Lappin: 'Justice has been served'

By Tom Dalton
Staff writer

June 30, 2009 06:00 am

SALEM — Robert Lappin has had relatively little to say about Bernard Madoff, the Wall Street investment manager who was sentenced yesterday to 150 years in federal prison.

Lappin has declined most interviews, or commented only briefly on Madoff, who pleaded guilty earlier this year to engineering a $65 billion Ponzi scheme that wiped out hundreds of investors and institutions, including The Robert I. Lappin Charitable Foundation, the largest Jewish philanthropy in the region.

On one dark day in December, the foundation lost its $8 million endowment, employees lost all of their 401(k) retirement funds, and Lappin, a successful businessman, saw most of his personal wealth disappear.

"I'm not wiped out completely," he said. "It's just that most of my fortune is gone."

Lappin, in other words, had more reason than most to talk. And, yesterday, when asked about the court sentence, he did.

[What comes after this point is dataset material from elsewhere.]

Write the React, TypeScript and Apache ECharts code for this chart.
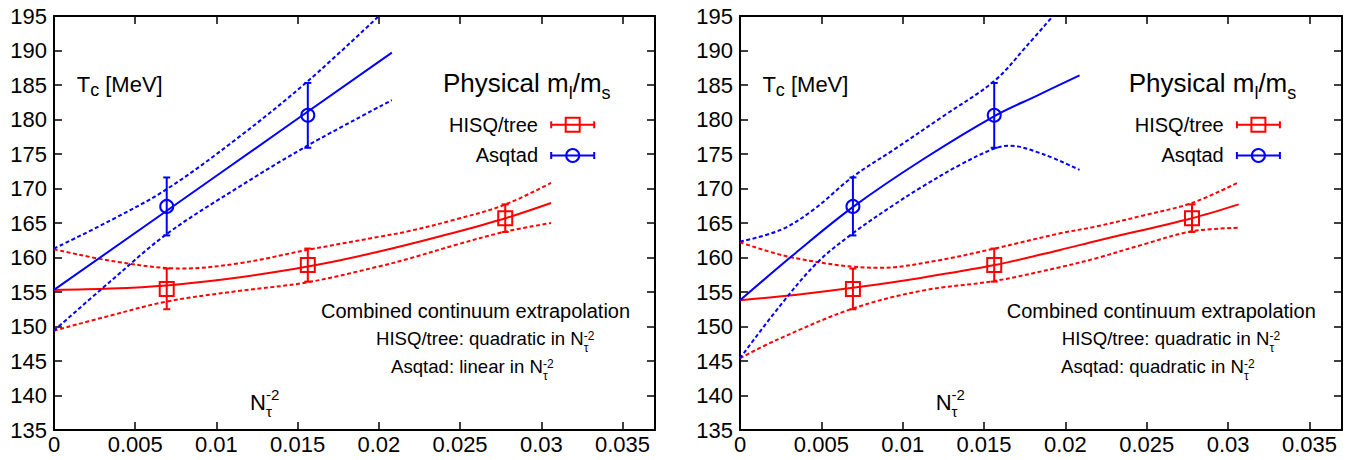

"My thought is justice has been served," the soft-spoken, 87-year-old owner of Shetland Park said during an interview in his office overlooking Pickering Wharf and the Salem waterfront.

"I think and I hope that Madoff will never see the light of day as a free person again," he said.

But Madoff wasn't really what he wanted to talk about yesterday. Six months after Lappin's world collapsed around him, a world he spent a lifetime constructing, the Swampscott resident has picked up most of the pieces and is moving forward.

"My energies have not been focused on Madoff," he said. "I'm not obsessed with hate or anything for him. I would have been disappointed if he had not received a sentence that kept him in jail the rest of his life. But our focus is getting our foundation back in business and getting our teenagers to Israel."

If anything, Lappin appears upbeat thinking about what lies ahead. There are several dates circled on his calendar.

"July 15 is going to be a big day for me," he said of plans to deposit money into the empty retirement accounts of employees at the foundation and at Shetland Park, the waterfront office park he has owned and operated for 50 years.

"Even more so than my foundation, this weighed on my conscience," he said. "I have people who have been with me for 20, 30 and 40 years, some of them retired, who are counting on that money, so I was conscience-bound to do it."

Another big day is July 12. On that Sunday, 83 high school sophomores and juniors from the North Shore will board a plane for Israel, the newest group to participate in the Lappin Foundation's "Youth to Israel" program, which began in 1971.

Back in December, when news of the Madoff scandal broke, that annual trip, a rite of passage for Jewish teens, seemed unlikely.

On Dec. 12, a Friday, the Lappin Foundation shut down. Programs were canceled. Employees were let go.

"I was shell-shocked," said Lappin, who heard the news while in Palm Beach, Fla., where he spends time in the winter and where Madoff also had a home.

Lappin flew back to Boston that weekend, conferring with Foundation Executive Director Deborah Coltin and others.

Before the end of January, they decided to go to the community for help, to at least try to get the popular "Y2I" trip off the ground. Coltin and many others, all volunteering their time, started making phone calls from the foundation's small headquarters on Congress Street.

"It was a crash course in fundraising," she said.

Soon, they hit it big.

"There was one anonymous donor that came forward" with $100,000, she said. "He said, 'We need to keep this going.'"

That gift sparked more giving until they had raised $450,000 from more than 300 donors. Donations ranged from $20,000 to dollar bills from the Hebrew school students at Temple Beth Shalom in Peabody.

"I remember it was a big white envelope with pictures," Coltin said.

The foundation has since raised additional money for other programs: Friday evening Shabbat services and dinners in families' homes; books for children on Jewish values and history; professional development for Jewish educators; and a course on Judaism for interfaith families.

Five of the foundation's seven staff members have returned, although most are part time.

The foundation, however, is not out of the woods, Lappin said. It recently launched a $500,000 fund drive for 2010 and needs community support to continue.

But it has come a long way since December and so has its namesake. When he replaces the lost 401(k) funds, Lappin said he will "feel I have accomplished everything I came back for."